In the Grumman, this wonderful piece of machinery is connected with the headset as well. That way traffic is announced by a female voice firmly stating ‘Traffic Nearby’ in your ear. Must say she took me by surprise the few first times…
I flew with the system recently and I must say it seems to work pretty good. Funny how you even get a warning about the pilot in front of you while taxiing on the ground. And while I was waiting my turn to take off, Traffic Watch picked up the signal of the aircraft on final (1 NM / 300 FT). Enroute, I got about 3 messages, two of witch I saw with my own eyes.
Is this useful? I think it is! In controlled airspace you’ll have somebody on the ground taking care of you, although off course you still have to look out the window.
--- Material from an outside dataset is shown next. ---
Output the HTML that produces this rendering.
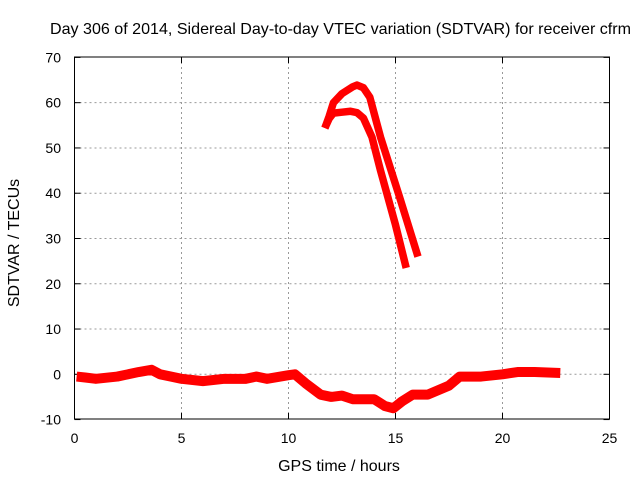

Traffic Watch can be like a safety backup. The system really gets useful when flying in uncontrolled airspace where a VFR pilot can use any extra pair of eyes. But be aware an airman always remains responsible for his of her own separation. The major downside of Traffic Watch is off course that it only works because of the transponder of other aircraft. We all know there are a lot of airplanes that don’t have a transponder on board. Or maybe there is a transponder but it’s not turned on, or broken, or it is transmitting wrong information. In all these cases, it is impossible for Traffic Watch to ‘see’ the other pilot heading straight for your aircraft. Relying fully on the ATD-300 at that time can ruin your whole day. Always keep in mind this: a VFR pilot has to look outside and scan for other traffic continuously. That nice lady in the right seat, called Traffic Watch, is only a conformation of what you are seeing outside for yourself.